We’re Still Dancing 36 Years Later …


It started with a phone number one autumn evening.  We were all at the annual Halloween high school dance [1977] and the night was nearly over. I was with my two friends and she stood there with her two gal pals.  My buddies were a hell of a lot smoother with “the ladies” than I and without hesitation they moved in to start a dialogue.  I stood there like a statue as was my modus operandi.  My buddies had moved on with their two acquaintances, leaving Bonnie and I standing there with the band playing the last song of the evening. After a brief introductory conversation we joined our classmates heading for the exit and as the evening air washed over the two of us I asked her for her phone number, a number I still remember thirty-six years later. 
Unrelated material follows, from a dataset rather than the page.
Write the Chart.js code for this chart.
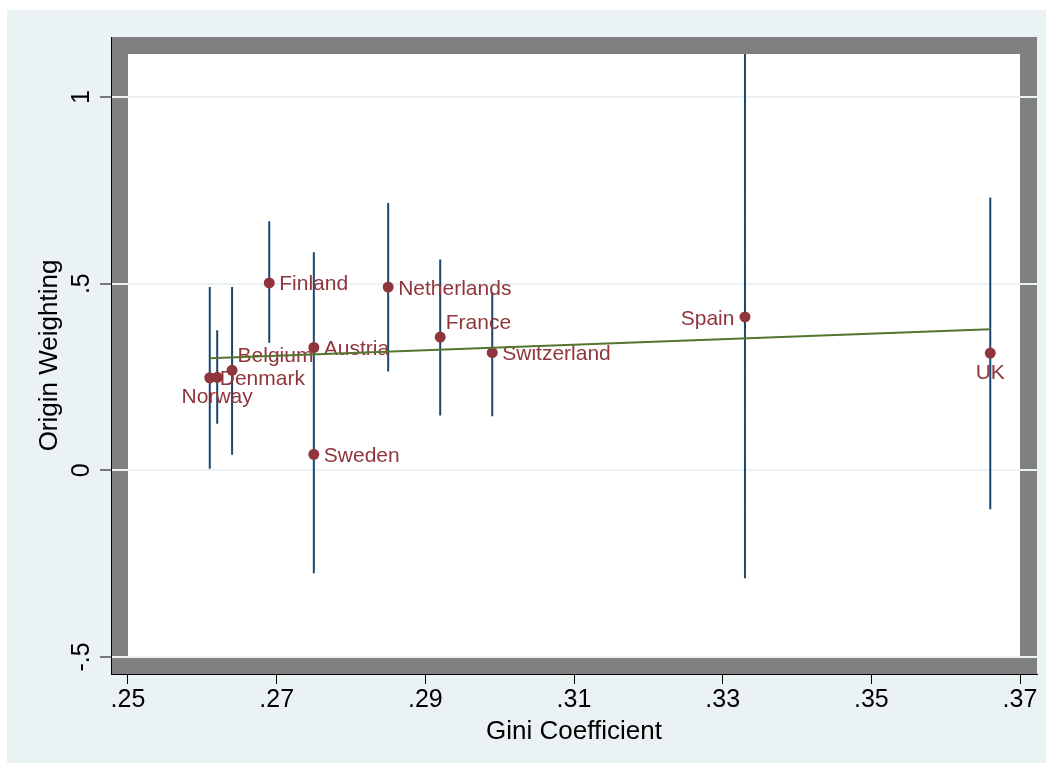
<!DOCTYPE html>
<html>
<head>
<meta charset="utf-8">
<script src="https://cdn.jsdelivr.net/npm/chart.js@4"></script>
<style>
html,body{margin:0;padding:0;background:#fff;}
canvas{display:block;}
</style>
</head>
<body>
<canvas id="c" width="1052" height="771"></canvas>
<script>
// ---- data ----
const countries = ['Denmark','Norway','Belgium','Finland','Austria','Sweden','Netherlands','France','Switzerland','Spain','UK'];
const gini      = [0.261, 0.262, 0.264, 0.269, 0.275, 0.275, 0.285, 0.292, 0.299, 0.333, 0.366];
const weighting = [0.248, 0.249, 0.268, 0.502, 0.329, 0.043, 0.491, 0.357, 0.315, 0.411, 0.314];
const ciLow     = [0.004, 0.125, 0.042, 0.342, 0.074, -0.276, 0.265, 0.147, 0.145, -0.289, -0.104];
const ciHigh    = [0.491, 0.375, 0.491, 0.667, 0.584, 0.362, 0.716, 0.565, 0.478, 1.12, 0.731];
const fitX      = [0.261, 0.366];
const fitY      = [0.300, 0.378];
const xTicks      = [0.25, 0.27, 0.29, 0.31, 0.33, 0.35, 0.37];
const xTickLabels = ['.25', '.27', '.29', '.31', '.33', '.35', '.37'];
const yTicks      = [-0.5, 0, 0.5, 1];
const yTickLabels = ['-.5', '0', '.5', '1'];

// ---- style ----
const FONT = '"Liberation Sans", Arial, Helvetica, sans-serif';
const MAROON = '#90353B', NAVY = '#1A476F', GREEN = '#55752F', BG = '#EAF2F3', FRAME = '#808080';
const FRAME_W = 17;
// label placement (Stata clock positions)
const labelClock = {Denmark:3, Norway:6, Belgium:2, Finland:3, Austria:3, Sweden:3, Netherlands:3, France:2, Switzerland:3, Spain:9, UK:6};
const clockOffsets = {
  3: {dx: 10, dy: 7.5, align: 'left'},
  6: {dx: 0, dy: 25.5, align: 'center'},
  9: {dx: -10.5, dy: 8, align: 'right'},
  2: {dx: 5.5, dy: -8, align: 'left'}
};

// axis range (ticks span the inner white area; frame adds 17px each side)
const xPxPerUnit = 892 / 0.12, yPxPerUnit = 560 / 1.5;
const xMin = 0.25 - FRAME_W / xPxPerUnit, xMax = 0.37 + FRAME_W / xPxPerUnit;
const yMin = -0.5 - FRAME_W / yPxPerUnit, yMax = 1 + 60 / yPxPerUnit;

const ciData = [];
gini.forEach((g, i) => {
  ciData.push({x: g, y: ciLow[i]}, {x: g, y: ciHigh[i]}, {x: g, y: null});
});
const pointData = gini.map((g, i) => ({x: g, y: weighting[i]}));
const fitData = fitX.map((x, i) => ({x: x, y: fitY[i]}));

const bgPlugin = {
  id: 'bg',
  beforeDraw(chart) {
    const {ctx, chartArea: a} = chart;
    ctx.save();
    ctx.fillStyle = '#fff';
    ctx.fillRect(0, 0, chart.width, chart.height);
    ctx.fillStyle = BG;
    ctx.fillRect(7, 10, 1039, 753);
    ctx.fillStyle = FRAME;
    ctx.fillRect(a.left, a.top, a.right - a.left, a.bottom - a.top);
    ctx.fillStyle = '#fff';
    ctx.fillRect(a.left + FRAME_W, a.top + FRAME_W, a.right - a.left - 2 * FRAME_W, a.bottom - a.top - 2 * FRAME_W);
    ctx.restore();
  }
};

const labelPlugin = {
  id: 'pointLabels',
  afterDatasetDraw(chart, args) {
    if (args.index !== 1) return;
    const {ctx} = chart;
    const xs = chart.scales.x, ys = chart.scales.y;
    ctx.save();
    ctx.font = '21px ' + FONT;
    ctx.fillStyle = MAROON;
    ctx.textBaseline = 'alphabetic';
    countries.forEach((name, i) => {
      const o = clockOffsets[labelClock[name]];
      const px = xs.getPixelForValue(gini[i]);
      const py = ys.getPixelForValue(weighting[i]);
      ctx.textAlign = o.align;
      ctx.fillText(name, px + o.dx, py + o.dy);
    });
    ctx.restore();
  }
};

const yLabelPlugin = {
  id: 'yTickLabels',
  afterDraw(chart) {
    const {ctx} = chart;
    const ys = chart.scales.y;
    ctx.save();
    ctx.font = '25px ' + FONT;
    ctx.fillStyle = '#000';
    ctx.textAlign = 'center';
    ctx.textBaseline = 'alphabetic';
    yTicks.forEach((v, i) => {
      const py = ys.getPixelForValue(v);
      ctx.save();
      ctx.translate(ys.right - 22, py);
      ctx.rotate(-Math.PI / 2);
      ctx.fillText(yTickLabels[i], 0, 0);
      ctx.restore();
    });
    ctx.restore();
  }
};

new Chart(document.getElementById('c').getContext('2d'), {
  type: 'scatter',
  data: {
    datasets: [
      {
        type: 'line', label: 'Fitted values', data: fitData, order: 0,
        borderColor: GREEN, borderWidth: 2, pointRadius: 0, fill: false, tension: 0
      },
      {
        type: 'scatter', label: 'Origin Weighting', data: pointData, order: 1,
        pointRadius: 5.5, pointHoverRadius: 5.5, backgroundColor: MAROON, borderColor: MAROON, borderWidth: 0
      },
      {
        type: 'line', label: 'CI', data: ciData, order: 2, spanGaps: false,
        borderColor: NAVY, borderWidth: 2, pointRadius: 0, fill: false, tension: 0,
        clip: {left: -FRAME_W, top: -FRAME_W, right: -FRAME_W, bottom: -FRAME_W}
      }
    ]
  },
  options: {
    responsive: false,
    animation: false,
    devicePixelRatio: 1,
    layout: {padding: {left: 0, top: 37, right: 15, bottom: 0}},
    plugins: {legend: {display: false}, tooltip: {enabled: false}},
    scales: {
      x: {
        type: 'linear', position: 'bottom', min: xMin, max: xMax, bounds: 'data',
        afterBuildTicks: s => { s.ticks = xTicks.map(v => ({value: v})); },
        afterFit: s => { s.height = 97; },
        ticks: {
          padding: 1, color: '#000', font: {family: FONT, size: 25},
          maxRotation: 0, minRotation: 0, autoSkip: false,
          callback: v => xTickLabels[xTicks.findIndex(t => Math.abs(t - v) < 1e-9)]
        },
        grid: {display: true, drawOnChartArea: false, drawTicks: true, tickLength: 10, tickColor: '#000', tickWidth: 1, color: '#000'},
        border: {display: true, color: '#000', width: 1},
        title: {display: true, text: 'Gini Coefficient', color: '#000', font: {family: FONT, size: 26}, padding: {top: 0, bottom: 24}}
      },
      y: {
        type: 'linear', position: 'left', min: yMin, max: yMax, bounds: 'data',
        afterBuildTicks: s => { s.ticks = yTicks.map(v => ({value: v})); },
        afterFit: s => { s.width = 111; },
        ticks: {display: false},
        grid: {display: true, drawOnChartArea: true, drawTicks: true, tickLength: 11, tickColor: '#000', tickWidth: 1, color: BG, lineWidth: 2},
        border: {display: true, color: '#000', width: 1},
        title: {display: true, text: 'Origin Weighting', color: '#000', font: {family: FONT, size: 26}, padding: {top: 34, bottom: 0}}
      }
    }
  },
  plugins: [bgPlugin, labelPlugin, yLabelPlugin]
});
</script>
</body>
</html>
High school dances in those days took place on Friday evenings. I only remember this fact because my first date with Bonnie took place the following night.  Saturday nights in our hometown were normally reserved for teenage loitering along a dark and wooded area known as Common Lane where disturbances from the local police department were rare and infrequent.  This is where we drank our illegally purchased beer, had bonfires, and enjoyed each other’s company.  I remember one of the bigger guys in our class had his own car and his collection of Frank Sinatra played regularly through the speakers of his 8-track stereo system.  That’s not to say we didn’t have our regular doses of Led Zeppelin, Bruce Springsteen, Lynyrd Skynrd, Neil Young, and the other artists of the day, but if Barry was there you listened to “The Chairman” and Barry’s size was far too formidable to argue with.  Listening to Sinatra while your sixteen year old mind was racing to cause trouble was a bit surreal and it was probably a good thing Frank was invited to Common Lane back in those days to keep things from getting unruly.

I had called Bonnie earlier in the day and set a date for that evening, yet here I find myself on Common Lane without a car and clearly out of walking distance to her house.  Fortunately there was a friend of mine, Jay, who owned his own wheels and he gave me the ride to Bonnie’s house for our first date.  I recently thanked Jay for that ride; little did either of us know his help that night would be the beginning of a very special relationship.  Yes, we’re still dancing thirty-six years later!

Enjoy your trick or treating everyone … clearly I was treated back then, just as I am today.